I blew a right rear tire, I guess, leading the race on lap 26.
Oh, Lord.
Yeah.
The 2012 Daytona 500, you said in a documentary that fire teams that were trying to not extinguish the truck that was on fire,
but rather the racing surface to keep it cool and keep it from burning, this is when Juan Pablo hit.
the jet dryer.
Hit the jet dryer.
So, one had been in some sort of an accident or something, had a little bit of crash damage they were repairing.
Trailing arm was broke.
That was when you had, they didn't weld the trailing arm so they would flux more.
Yes.
You've heard of that, I'm sure.
He's been in an accident and it has now damaged a piece that was already intentionally compromised.
Yes.
And he's going down the back straightaway and the rear end basically come out of the race car and send him into the,
for you send him into the car crash or and uh i have that car in my race car graveyard oh wow okay
yeah so i got a race car graveyard yeah you know that yeah i do and um basically just i need to get
over there they just been given to me i'm not yeah i've never bought a crash but in this race um
i remember this we all parked on the back straightaway while you guys guys figured this out so
the track hadn't the track just been repaved yes we're on a fresh paved track right and so you're
trying to not only put out a fire of the truck itself,
but also save the surface of the racetrack
that's trying to melt and slide down the hill.

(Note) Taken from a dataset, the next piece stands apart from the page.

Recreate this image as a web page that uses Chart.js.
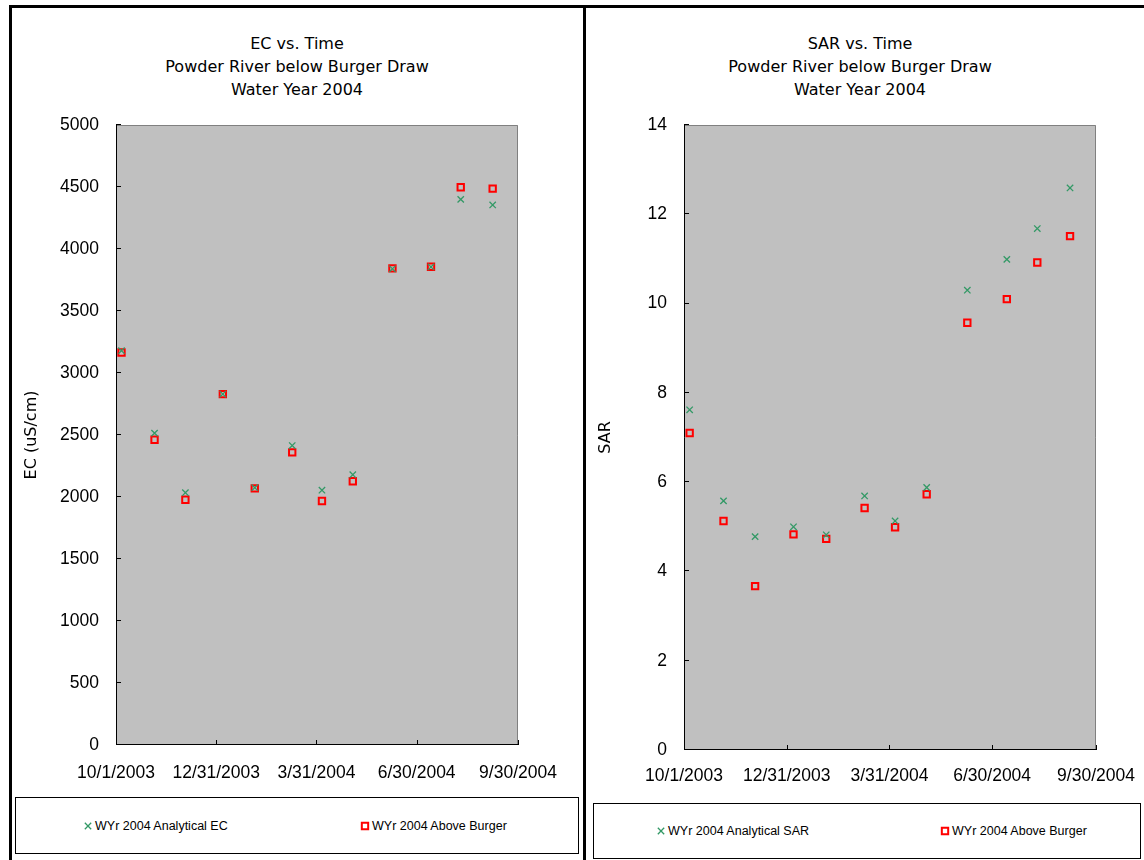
<!DOCTYPE html>
<html>
<head>
<meta charset="utf-8">
<script src="https://cdn.jsdelivr.net/npm/chart.js@4.4.0/dist/chart.umd.min.js"></script>
<style>
  body { margin: 0; background: #fff; width: 1144px; height: 860px; position: relative; overflow: hidden; }
  .rule { position: absolute; background: #000; }
  canvas.chart { position: absolute; }
  .title { position: absolute; text-align: center; font: 16px "DejaVu Sans", sans-serif; line-height: 23px; color: #000; }
  .legend { position: absolute; border: 1px solid #000; box-sizing: border-box; background: #fff; }
  .legend .item { position: absolute; top: 50%; transform: translateY(-50%); display: flex; align-items: center;
                  font: 12.5px "Liberation Sans", Arial, sans-serif; color: #000; white-space: nowrap; }
  .legend .item canvas { margin-right: 1px; }
</style>
</head>
<body>
<div class="rule" style="left:9px;top:5px;width:1135px;height:3px"></div>
<div class="rule" style="left:9px;top:5px;width:3px;height:855px"></div>
<div class="rule" style="left:583px;top:5px;width:3px;height:855px"></div>

<div class="title" id="ecTitle" style="left:11px;top:32px;width:572px"></div>
<div class="title" id="sarTitle" style="left:586px;top:32px;width:548px"></div>

<canvas class="chart" id="ecChart" width="572" height="784" style="left:11px;top:7px"></canvas>
<canvas class="chart" id="sarChart" width="566" height="784" style="left:586px;top:7px"></canvas>

<div class="legend" id="ecLegend" style="left:15px;top:797px;width:564px;height:57px"></div>
<div class="legend" id="sarLegend" style="left:593px;top:803px;width:548px;height:56px"></div>

<script>
// sample dates (Water Year 2004)
const sampleDates = ['10/6/2003', '11/5/2003', '12/3/2003', '1/6/2004', '2/4/2004', '3/9/2004',
                     '4/5/2004', '5/3/2004', '6/8/2004', '7/13/2004', '8/9/2004', '9/7/2004'];
const tickDates = ['10/1/2003', '12/31/2003', '3/31/2004', '6/30/2004', '9/30/2004'];

const ecAnalytical = [3180, 2515, 2035, 2830, 2075, 2415, 2055, 2180, 3840, 3855, 4400, 4355];
const ecAbove      = [3165, 2462, 1978, 2830, 2070, 2360, 1968, 2127, 3844, 3857, 4498, 4487];

const sarAnalytical = [7.62, 5.58, 4.78, 5.00, 4.82, 5.69, 5.13, 5.88, 10.30, 10.99, 11.68, 12.59];
const sarAbove      = [7.10, 5.13, 3.67, 4.83, 4.73, 5.42, 4.99, 5.73, 9.57, 10.10, 10.92, 11.51];

const ecTitle = ['EC vs. Time', 'Powder River below Burger Draw', 'Water Year 2004'];
const sarTitle = ['SAR vs. Time', 'Powder River below Burger Draw', 'Water Year 2004'];

// days since start of water year
function dayOf(s) {
  const [m, d, y] = s.split('/').map(Number);
  return (Date.UTC(y, m - 1, d) - Date.UTC(2003, 9, 1)) / 86400000;
}
const tickDays = tickDates.map(dayOf);

document.getElementById('ecTitle').innerHTML = ecTitle.join('<br>');
document.getElementById('sarTitle').innerHTML = sarTitle.join('<br>');

Chart.defaults.font.family = '"Liberation Sans", Arial, sans-serif';
Chart.defaults.color = '#000';

// grey plot area, axis lines and inside tick marks
const plotFrame = {
  id: 'plotFrame',
  beforeDatasetsDraw(chart) {
    const {ctx, chartArea: a, scales} = chart;
    ctx.save();
    ctx.fillStyle = '#c0c0c0';
    ctx.fillRect(a.left, a.top, a.right - a.left, a.bottom - a.top);
    ctx.lineWidth = 1;
    ctx.strokeStyle = '#808080';
    ctx.beginPath();
    ctx.moveTo(a.left, a.top + 0.5);
    ctx.lineTo(a.right - 0.5, a.top + 0.5);
    ctx.lineTo(a.right - 0.5, a.bottom);
    ctx.stroke();
    ctx.strokeStyle = '#000';
    ctx.beginPath();
    ctx.moveTo(a.left + 0.5, a.top);
    ctx.lineTo(a.left + 0.5, a.bottom - 0.5);
    ctx.lineTo(a.right, a.bottom - 0.5);
    scales.y.ticks.forEach(t => {
      const py = Math.round(scales.y.getPixelForValue(t.value)) - 0.5;
      ctx.moveTo(a.left, py);
      ctx.lineTo(a.left + 5, py);
    });
    scales.x.ticks.forEach(t => {
      const px = Math.round(scales.x.getPixelForValue(t.value)) + 0.5;
      ctx.moveTo(px, a.bottom);
      ctx.lineTo(px, a.bottom - 5);
    });
    ctx.stroke();
    ctx.restore();
  }
};

function makeChart(id, o) {
  return new Chart(document.getElementById(id), {
    type: 'scatter',
    data: {
      datasets: [
        {
          label: o.labels[0],
          data: sampleDates.map((d, i) => ({x: dayOf(d), y: o.analytical[i]})),
          pointStyle: 'crossRot', pointRadius: 4.5, pointHoverRadius: 4.5,
          borderColor: '#339966', backgroundColor: '#339966', borderWidth: 1.3
        },
        {
          label: o.labels[1],
          data: sampleDates.map((d, i) => ({x: dayOf(d), y: o.above[i]})),
          pointStyle: 'rect', pointRadius: 4.5, pointHoverRadius: 4.5,
          borderColor: '#ff0000', backgroundColor: 'rgba(0,0,0,0)', borderWidth: 2
        }
      ]
    },
    options: {
      responsive: false,
      animation: false,
      devicePixelRatio: 1,
      layout: {padding: {top: 118, right: o.padRight, left: 0, bottom: 0}},
      plugins: {legend: {display: false}, tooltip: {enabled: false}},
      scales: {
        x: {
          type: 'linear', min: 0, max: 365,
          grid: {display: false, drawTicks: false},
          border: {display: false},
          afterBuildTicks: s => { s.ticks = tickDays.map(v => ({value: v})); },
          ticks: {
            autoSkip: false, maxRotation: 0, minRotation: 0,
            padding: o.xPad, font: {size: 17.5}, color: '#000',
            callback: (v, i) => tickDates[i]
          },
          afterFit: s => { s.height = o.xHeight; }
        },
        y: {
          min: 0, max: o.yMax,
          grid: {display: false, drawTicks: false},
          border: {display: false},
          ticks: {stepSize: o.yStep, padding: 17, font: {size: 17.5}, color: '#000', callback: v => String(v)},
          title: {
            display: true, text: o.yTitle, color: '#000',
            font: {family: '"DejaVu Sans", sans-serif', size: 16},
            padding: {top: o.yTitlePad, bottom: 0}
          },
          afterFit: s => { s.width = o.yWidth; }
        }
      }
    },
    plugins: [plotFrame]
  });
}

const ecChart = makeChart('ecChart', {
  analytical: ecAnalytical, above: ecAbove,
  labels: ['WYr 2004 Analytical EC', 'WYr 2004 Above Burger'],
  yMax: 5000, yStep: 500, yTitle: 'EC (uS/cm)', yTitlePad: 11.4,
  yWidth: 105, xHeight: 46, xPad: 17.5, padRight: 65
});

const sarChart = makeChart('sarChart', {
  analytical: sarAnalytical, above: sarAbove,
  labels: ['WYr 2004 Analytical SAR', 'WYr 2004 Above Burger'],
  yMax: 14, yStep: 2, yTitle: 'SAR', yTitlePad: 10.4,
  yWidth: 98, xHeight: 41, xPad: 16, padRight: 56
});

// legend boxes below each chart, markers drawn with Chart.js point helper
function buildLegend(boxId, chart, xs) {
  const box = document.getElementById(boxId);
  chart.data.datasets.forEach((ds, i) => {
    const item = document.createElement('div');
    item.className = 'item';
    item.style.left = (xs[i] - 6) + 'px';
    const c = document.createElement('canvas');
    c.width = 12; c.height = 12;
    const ctx = c.getContext('2d');
    ctx.strokeStyle = ds.borderColor;
    ctx.fillStyle = 'rgba(0,0,0,0)';
    ctx.lineWidth = ds.borderWidth;
    Chart.helpers.drawPoint(ctx, {pointStyle: ds.pointStyle, radius: ds.pointRadius, rotation: 0, borderWidth: ds.borderWidth}, 6, 6);
    item.appendChild(c);
    const t = document.createElement('span');
    t.textContent = ds.label;
    item.appendChild(t);
    box.appendChild(item);
  });
}
buildLegend('ecLegend', ecChart, [72, 349]);
buildLegend('sarLegend', sarChart, [67, 351]);
</script>
</body>
</html>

Darrell criticized us on national TV
for not putting out the fire.
They're not shooting at the fire.
I didn't give a shit if the truck burned to the ground.

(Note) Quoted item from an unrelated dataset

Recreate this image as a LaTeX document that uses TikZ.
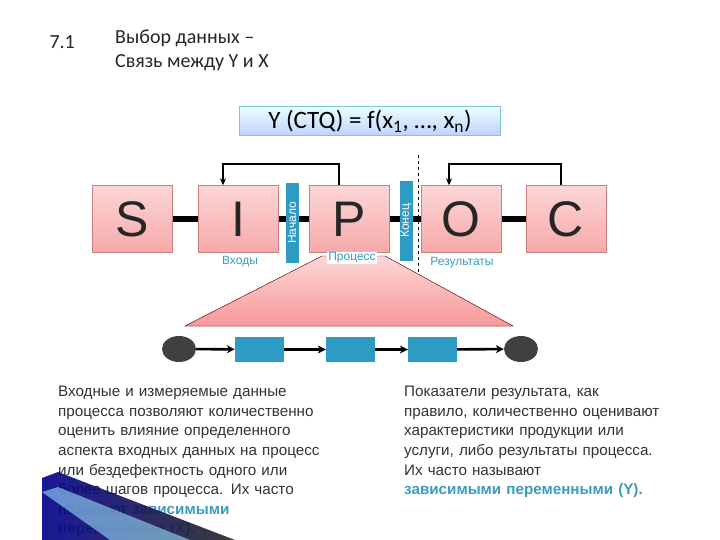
\documentclass[tikz,border=0pt]{standalone}
\usepackage{fontspec}
\setmainfont{Carlito}
\newfontfamily\bodyfont{Liberation Sans}
\usetikzlibrary{arrows.meta,shapes.geometric}
\definecolor{boxpink}{HTML}{F7A9A9}
\definecolor{boxpinktop}{HTML}{FCD6D6}
\definecolor{boxedge}{HTML}{C88080}
\definecolor{tealc}{HTML}{2E9CC2}
\definecolor{labc}{HTML}{3A9CC0}
\definecolor{txt}{HTML}{333333}
\tikzset{
  sipoc/.style={draw=boxedge, top color=boxpinktop, bottom color=boxpink, minimum width=80pt, minimum height=67pt, inner sep=0pt, font=\fontsize{50}{50}\selectfont\bodyfont, text=black!85},
  bar/.style={fill=tealc, minimum width=13pt, minimum height=80pt, inner sep=0pt, text=white, font=\fontsize{12}{12}\selectfont\bodyfont},
  lab/.style={text=labc, font=\fontsize{12}{12}\selectfont\bodyfont},
  link/.style={line width=6pt, black},
  fb/.style={line width=1.8pt, black, -{Stealth[length=7pt,width=6pt]}},
  step box/.style={fill=tealc, minimum width=49pt, minimum height=25pt, inner sep=0pt},
  term/.style={ellipse, fill=black!75, minimum width=34pt, minimum height=26pt, inner sep=0pt},
  flowar/.style={line width=2.6pt, black, -{Stealth[length=8pt,width=8pt]}},
  para/.style={text=txt, font=\fontsize{15.2}{19.6}\selectfont\bodyfont, align=left, anchor=north west, text width=320pt, inner sep=0pt},
}
\begin{document}
\begin{tikzpicture}[x=1pt,y=-1pt]
\useasboundingbox (0,0) rectangle (720,540);
\fill[white] (0,0) rectangle (720,540);
\node[anchor=west, font=\fontsize{20}{20}\selectfont, text=black!85] (num) at (46,42) {7.1};
\node[anchor=north west, align=left, font=\fontsize{20}{24}\selectfont, text=black!85, inner sep=0pt] (title) at (115,30) {Выбор данных –\\Связь между Y и X};
\node[draw=tealc!60, top color=cyan!8, bottom color=cyan!30!blue!25, minimum width=261pt, minimum height=29pt, inner sep=0pt, font=\fontsize{25}{25}\selectfont] (f) at (370,121) {Y (CTQ) = f(x\textsubscript{1}, …, x\textsubscript{n})};
\coordinate (sl) at (130,219);
\coordinate (cr) at (566,219);
\draw[link] (sl) -- (cr);
\draw[black, dashed, thin] (418,155) -- (418,290);
\node[sipoc] (S) at (132,219) {S};
\node[sipoc] (I) at (238,219) {I};
\node[sipoc] (P) at (349,219) {P};
\node[sipoc] (O) at (461,219) {O};
\node[sipoc] (C) at (566,219) {C};
\node[bar] (nach) at (292,223) {\rotatebox{90}{Начало}};
\node[bar] (kon) at (406,221) {\rotatebox{90}{Конец}};
\coordinate (t1) at (339,164);
\coordinate (t2) at (223,164);
\draw[fb] (P.north -| t1) -- (t1) -- (t2) -- (I.north -| t2);
\coordinate (t3) at (561,164);
\coordinate (t4) at (449,164);
\draw[fb] (C.north -| t3) -- (t3) -- (t4) -- (O.north -| t4);
\fill[top color=boxpinktop, bottom color=boxpink!90!red, draw=red!50!black, thin] (185,326) -- (322,256) -- (385,256) -- (513,326) -- cycle;
\node[lab] (in) at (240,262) {Входы};
\node[lab, fill=white, inner sep=1pt] (pr) at (352,258) {Процесс};
\node[lab] (res) at (462,263) {Результаты};
\node[term] (a) at (179,349) {};
\node[step box] (b1) at (259.5,349.5) {};
\node[step box] (b2) at (350.5,349.5) {};
\node[step box] (b3) at (432.5,349.5) {};
\node[term] (z) at (521,349) {};
\draw[flowar] (a) -- (b1);
\draw[flowar] (b1) -- (b2);
\draw[flowar] (b2) -- (b3);
\draw[flowar] (b3) -- (z);
\node[para] (lt) at (58,386) {Входные и измеряемые данные\\процесса позволяют количественно\\оценить влияние определенного\\аспекта входных данных на процесс\\или бездефектность одного или\\более шагов процесса. Их часто\\называют \textcolor{labc}{\textbf{зависимыми}}\\\textcolor{labc}{\textbf{переменными (X).}}};
\node[para] (rt) at (404,386) {Показатели результата, как\\правило, количественно оценивают\\характеристики продукции или\\услуги, либо результаты процесса.\\Их часто называют\\\textcolor{labc}{\textbf{зависимыми переменными (Y).}}};
\shade[left color=blue!55!black, right color=black!85, opacity=0.9] (42,478) -- (58,472) -- (235,540) -- (42,540) -- cycle;
\fill[cyan!40!white, opacity=0.6] (42,492) -- (58,487) -- (190,540) -- (110,540) -- cycle;
\end{tikzpicture}
\end{document}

We were trying to save the racetrack,
so we're going to run a race.
Yeah.
It did make a, uh,
yeah.
It did do an impression on the surface.
Yeah.
And it was, it was,
remember listening to Boyer,
because we used to listen,
a lot of drivers.
And he said you could hear the ground,
you hit,
you'd go across, you can hear the gravel, right?
Yeah.
But it was funny, so all that stuff's happening.
Mike sends me down, he's like, you've got to go back there.
I said, oh, okay.
So they called.
You always had to go back there.
Yeah, it was good.
Sometimes I needed a field trip.
It wasn't fun in the tower.
But so the police come and got me and run me around to the back
because they turned the lights on and I'm back there.

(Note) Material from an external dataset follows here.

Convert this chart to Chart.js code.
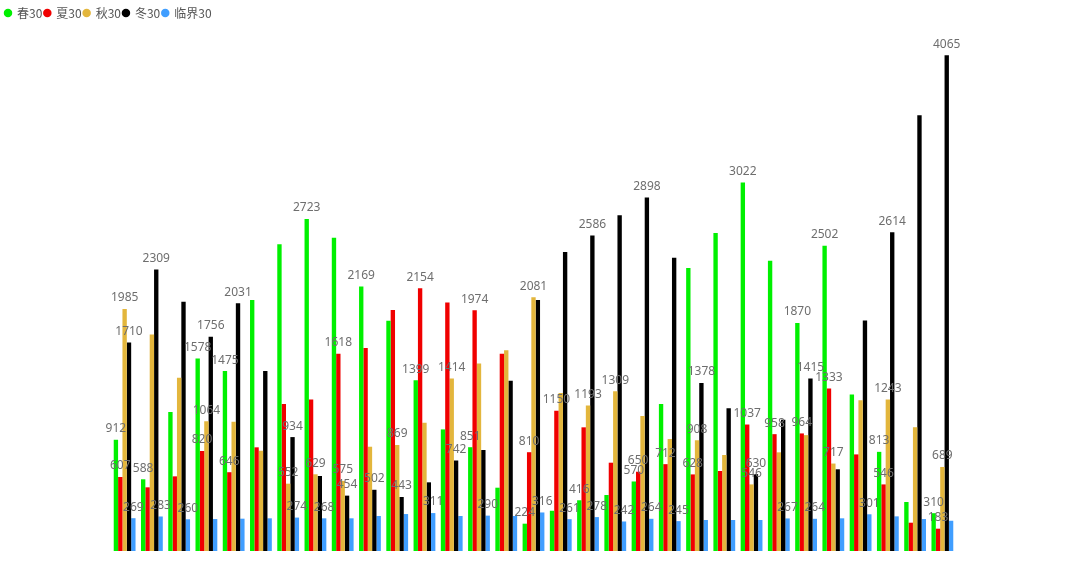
<!DOCTYPE html>
<html lang="zh">
<head>
  <meta charset="UTF-8">
  <title>季节对比</title>
  <script src="https://cdn.jsdelivr.net/npm/chart.js"></script>
  <style>
    html, body { margin: 0; padding: 0; background: #fff; }
    #wrap { width: 1080px; height: 565px; }
  </style>
</head>
<body>
  <div id="wrap"><canvas id="chart"></canvas></div>

  <script>
    const categories = Array.from({ length: 31 }, (_, i) => String(i + 1));

    const spring = [912, 588, 1139, 1578, 1475, 2057, 2516, 2723, 2568, 2169, 1888, 1399, 997, 851, 519, 224,
                    330, 416, 459, 570, 1205, 2320, 2607, 3022, 2380, 1870, 2502, 1283, 813, 402, 310];
    const summer = [607, 522, 612, 820, 646, 850, 1205, 1243, 1618, 1664, 1975, 2154, 2038, 1974, 1617, 810,
                    1150, 1014, 724, 650, 712, 628, 656, 1037, 958, 964, 1333, 792, 546, 232, 183];
    const autumn = [1985, 1776, 1421, 1064, 1060, 822, 552, 629, 575, 855, 869, 1052, 1414, 1538, 1645, 2081,
                    1295, 1193, 1309, 1107, 918, 908, 787, 546, 809, 950, 717, 1236, 1243, 1015, 689];
    const winter = [1710, 2309, 2044, 1756, 2031, 1475, 934, 615, 454, 502, 443, 563, 742, 828, 1396, 2057,
                    2451, 2586, 2752, 2898, 2404, 1378, 1170, 630, 1076, 1415, 670, 1890, 2614, 3573, 4065];
    const critical = [269, 283, 260, 262, 265, 268, 274, 268, 268, 287, 303, 311, 287, 290, 287, 316,
                      261, 278, 242, 264, 245, 254, 254, 254, 267, 264, 268, 301, 284, 262, 248];

    // which value labels survive in the picture (the rest were hidden by overlap)
    const springShow   = [1,1,0,1,1,0,0,1,0,1,0,1,0,1,0,1,0,1,0,1,0,0,0,1,0,1,1,0,1,0,1];
    const summerShow   = [1,0,0,1,1,0,0,0,1,0,0,1,0,1,0,1,1,0,0,1,1,1,0,1,1,1,1,0,1,0,1];
    const autumnShow   = [1,0,0,1,0,0,1,1,1,0,1,0,1,0,0,1,0,1,1,0,0,1,0,1,0,0,1,0,1,0,1];
    const winterShow   = [1,1,0,1,1,0,1,0,1,1,1,0,1,0,0,0,0,1,0,1,0,1,0,1,0,1,0,0,1,0,1];
    const criticalShow = [1,1,1,0,0,0,1,1,0,0,0,1,0,1,0,1,1,1,1,1,1,0,0,0,1,1,0,1,0,0,0];

    function series(label, data, color, show) {
      return { label, data, backgroundColor: color, borderWidth: 0, showLabel: show };
    }

    const barLabels = {
      id: 'barLabels',
      afterDatasetsDraw(chart) {
        const ctx = chart.ctx;
        ctx.save();
        ctx.font = '12px "Noto Sans", sans-serif';
        ctx.fillStyle = '#6e6e6e';
        ctx.textAlign = 'center';
        ctx.textBaseline = 'bottom';
        chart.data.datasets.forEach((ds, i) => {
          chart.getDatasetMeta(i).data.forEach((bar, j) => {
            if (!ds.showLabel[j]) return;
            ctx.fillText(ds.data[j], bar.x, bar.y - 5);
          });
        });
        ctx.restore();
      }
    };

    new Chart(document.getElementById('chart'), {
      type: 'bar',
      data: {
        labels: categories,
        datasets: [
          series('春30', spring, '#00f000', springShow),
          series('夏30', summer, '#f00000', summerShow),
          series('秋30', autumn, '#e3b63c', autumnShow),
          series('冬30', winter, '#000000', winterShow),
          series('临界30', critical, '#409eff', criticalShow),
        ]
      },
      options: {
        responsive: true,
        maintainAspectRatio: false,
        animation: false,
        categoryPercentage: 0.8,
        barPercentage: 1.0,
        layout: { padding: { top: 5, left: 3, right: 124, bottom: 14 } },
        scales: {
          x: { display: false },
          y: {
            min: 0,
            max: 4280,
            ticks: { display: false },
            grid: { display: false },
            border: { display: false },
            afterFit: (scale) => { scale.width = 108; }
          }
        },
        plugins: {
          legend: {
            position: 'top',
            align: 'start',
            labels: {
              usePointStyle: true,
              pointStyle: 'circle',
              boxWidth: 6,
              boxHeight: 6,
              padding: 2,
              color: '#555',
              font: { size: 12, family: '"Noto Sans CJK SC", "Noto Sans", sans-serif' }
            }
          },
          tooltip: { enabled: false }
        }
      },
      plugins: [barLabels]
    });
  </script>
</body>
</html>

And I am telling you, there is, it was like,
It smelled like a 747 crash back there, well, the fuel all over.
And it rained, right?
And it all laying on top.
The thing that saved it is it was all laying on top of the water back there.
So I kept the pair of dress shoes that I had on that night.
I kept, I had to get them resold because I couldn't get the smell out of the closet.
Anyway, so I'm back there walking around and just checking and radio and back to Mike.
And my cell phone rings, and it's Ryan.
Your brother.
Yeah.
Well, Blaney, him and Blaney, they're leading a race.
Yeah.
They're leading a race.
And he says, he's like, how are you guys doing back there?
I said, it's okay.
He's like, you know what's raining?
I said, I'm standing 200 yards from your fucking car.
I know it's raining.
Oh, oh, oh, I just thought you needed to know.
I said, I know.
I got it.
I got it.
But we would do that fun and around.
Yeah, sure.
So I called Mike in the tower.
I said, Mike, it's raining back here.
Yeah, how bad is it?
I said, you know, it's not too bad, but it's, you know, it's rain.
And he goes, okay, I know who's leading a race and hanging on.
So I was like, I, we were all out of our cars and we were all standing on the back straight away.
And I think it was me and Biffle and a couple other people.
And we were laughing like, hey, man, fuck it.
We're good.
Let Blaney win.
Yeah.
And we're all, we're good.
You're ready to go.
You're checked out, right?
And Carl Edwards walks up and he's like, no, huh?
I'm not, I want to finish this race.
And I'm like, of course you do.
What was the night that, I forget the race,
Tony Stewart and Kyle Bush got into it on something.
And then we called him to the hauler.
Yeah.
So.
Might have been maybe Daytona.
There's a night race at Daytona, maybe?
Yeah, yeah.
Maybe.
Or was it Kurt?
Tony and Kurt.
Because apparently the remember was Tony popped Kurt in the holler.
Yeah.
So we're in, Mike says, okay, you, you guard Tony and I'll take Kyle.
This is Mike.
Kurt.
Yeah, or Kurt.
Yeah.
You know.
And I said, okay.
Well, you know, so they come in and they're sitting and they're talking and they're not getting very far with the conversation.
And it's not, nobody's bending.
Right.
and they're starting to lean up.
They're leaning, lean and lean, and they stand up.
So I stand, you know, I get up, and I got Tony behind me, right, and I'm kind of keeping
them away.
And Mike's got Kurt up here, you know, just a little bit.
And Tony comes across with a left hand and just drills them.
So now, I mean, the Shiner's, it's going to, it's happening already, right?
And we said, you know, well, we're not getting anywhere.
You got, you know, we're going to talk about this, whatever, whatever.
So they walk out and I turn the mic I said you didn't tell me Tony was left-handed I'm
balking him like he's right hand you didn't tell me he was left hand he said hell I didn't know
you know it's like oh my god watch Tony's left Jesus oh man it's oh was that as bad as it ever got
yeah in the hauler yeah yeah I think so yeah yeah yeah yeah sure the um were you there when um
when uh Kurt and uh Spencer were going at it at Michigan
Michigan? No. No, I think I was on the bottom. I think it was in Ford. Yeah. Yeah.
Yeah, that was trying to think of some other. Michigan and Indie, they wrecked Indie.
Well, he got wrecked. Yeah, that was the beginning of it.